Task description: Starting at the first line of the listing below, repeat each line up to and including the one containing "import numpy as np". Leave out pictures.
## start Extracted information
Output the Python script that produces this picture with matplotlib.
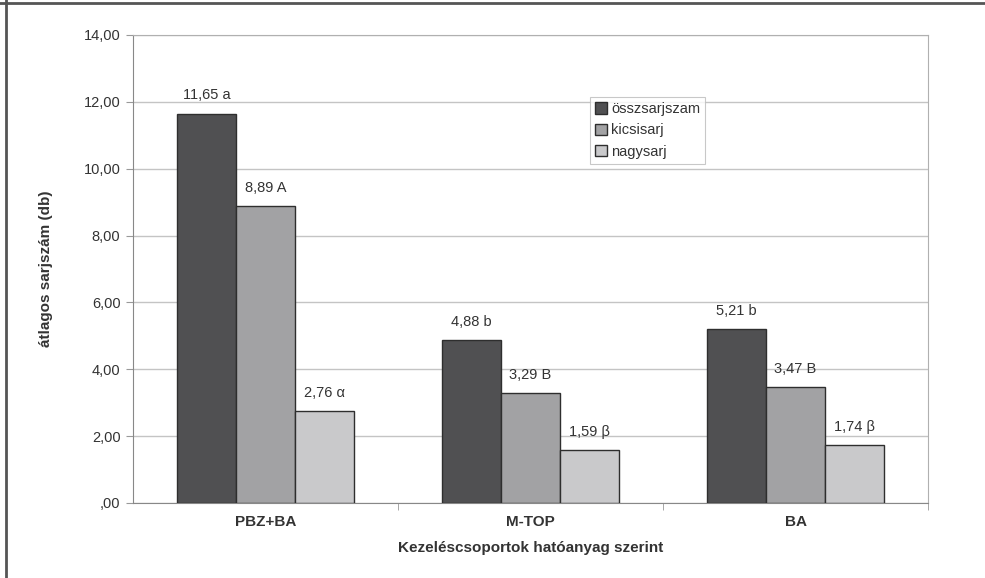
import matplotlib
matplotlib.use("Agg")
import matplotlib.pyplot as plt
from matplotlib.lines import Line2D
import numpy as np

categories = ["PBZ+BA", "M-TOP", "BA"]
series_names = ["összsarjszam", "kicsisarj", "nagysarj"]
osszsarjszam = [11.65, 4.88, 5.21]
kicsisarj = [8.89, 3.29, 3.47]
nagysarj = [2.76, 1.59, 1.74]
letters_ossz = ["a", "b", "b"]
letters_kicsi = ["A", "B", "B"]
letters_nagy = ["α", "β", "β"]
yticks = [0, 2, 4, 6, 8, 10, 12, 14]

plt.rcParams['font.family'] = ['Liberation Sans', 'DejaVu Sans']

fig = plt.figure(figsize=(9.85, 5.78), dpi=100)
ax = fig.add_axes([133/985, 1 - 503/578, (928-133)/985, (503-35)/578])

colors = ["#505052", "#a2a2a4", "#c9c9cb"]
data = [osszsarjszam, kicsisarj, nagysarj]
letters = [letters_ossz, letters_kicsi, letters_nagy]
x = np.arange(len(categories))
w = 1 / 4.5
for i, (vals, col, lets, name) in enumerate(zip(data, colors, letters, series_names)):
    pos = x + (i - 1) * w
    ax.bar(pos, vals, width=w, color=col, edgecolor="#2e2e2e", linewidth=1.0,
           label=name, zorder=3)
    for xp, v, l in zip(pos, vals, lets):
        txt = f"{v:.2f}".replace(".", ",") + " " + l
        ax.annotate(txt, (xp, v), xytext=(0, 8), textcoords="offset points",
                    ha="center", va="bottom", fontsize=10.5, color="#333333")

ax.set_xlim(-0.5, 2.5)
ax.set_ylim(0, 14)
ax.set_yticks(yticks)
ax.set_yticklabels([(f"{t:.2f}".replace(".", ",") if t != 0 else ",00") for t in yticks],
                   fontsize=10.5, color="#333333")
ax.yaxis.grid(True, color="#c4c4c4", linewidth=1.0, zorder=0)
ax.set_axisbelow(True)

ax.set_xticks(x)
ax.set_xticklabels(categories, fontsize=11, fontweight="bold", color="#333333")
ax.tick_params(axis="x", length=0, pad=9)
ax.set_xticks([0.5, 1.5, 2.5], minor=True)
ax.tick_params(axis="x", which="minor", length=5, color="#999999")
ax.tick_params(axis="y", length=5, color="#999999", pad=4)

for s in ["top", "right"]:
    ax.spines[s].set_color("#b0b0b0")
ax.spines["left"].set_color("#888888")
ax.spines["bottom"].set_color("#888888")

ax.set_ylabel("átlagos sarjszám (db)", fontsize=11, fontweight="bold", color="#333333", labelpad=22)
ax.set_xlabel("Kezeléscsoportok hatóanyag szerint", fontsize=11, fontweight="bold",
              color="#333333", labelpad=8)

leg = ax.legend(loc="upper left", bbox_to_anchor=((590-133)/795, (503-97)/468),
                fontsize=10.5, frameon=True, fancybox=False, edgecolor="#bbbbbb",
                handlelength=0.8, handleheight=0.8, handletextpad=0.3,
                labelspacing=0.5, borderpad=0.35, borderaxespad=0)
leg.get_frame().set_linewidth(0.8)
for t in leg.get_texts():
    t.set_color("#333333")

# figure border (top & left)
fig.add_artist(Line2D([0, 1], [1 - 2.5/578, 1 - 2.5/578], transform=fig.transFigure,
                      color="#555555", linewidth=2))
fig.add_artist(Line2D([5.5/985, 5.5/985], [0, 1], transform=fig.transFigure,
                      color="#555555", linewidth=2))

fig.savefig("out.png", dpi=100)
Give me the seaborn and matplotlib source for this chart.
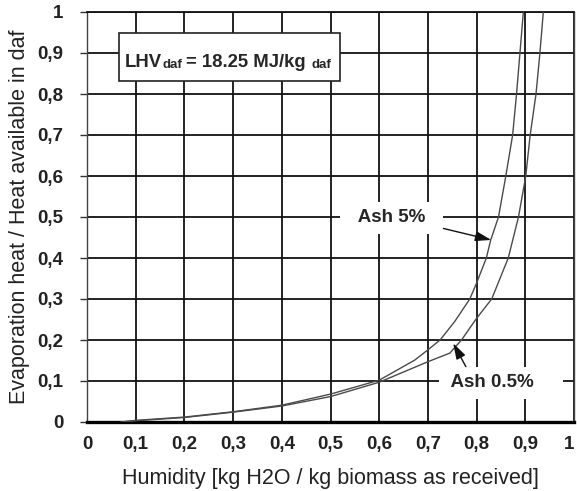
## end Extracted information
Task answer:
Output the Python script that produces this picture with matplotlib.
import matplotlib
matplotlib.use("Agg")
import matplotlib.pyplot as plt
from matplotlib.lines import Line2D
import numpy as np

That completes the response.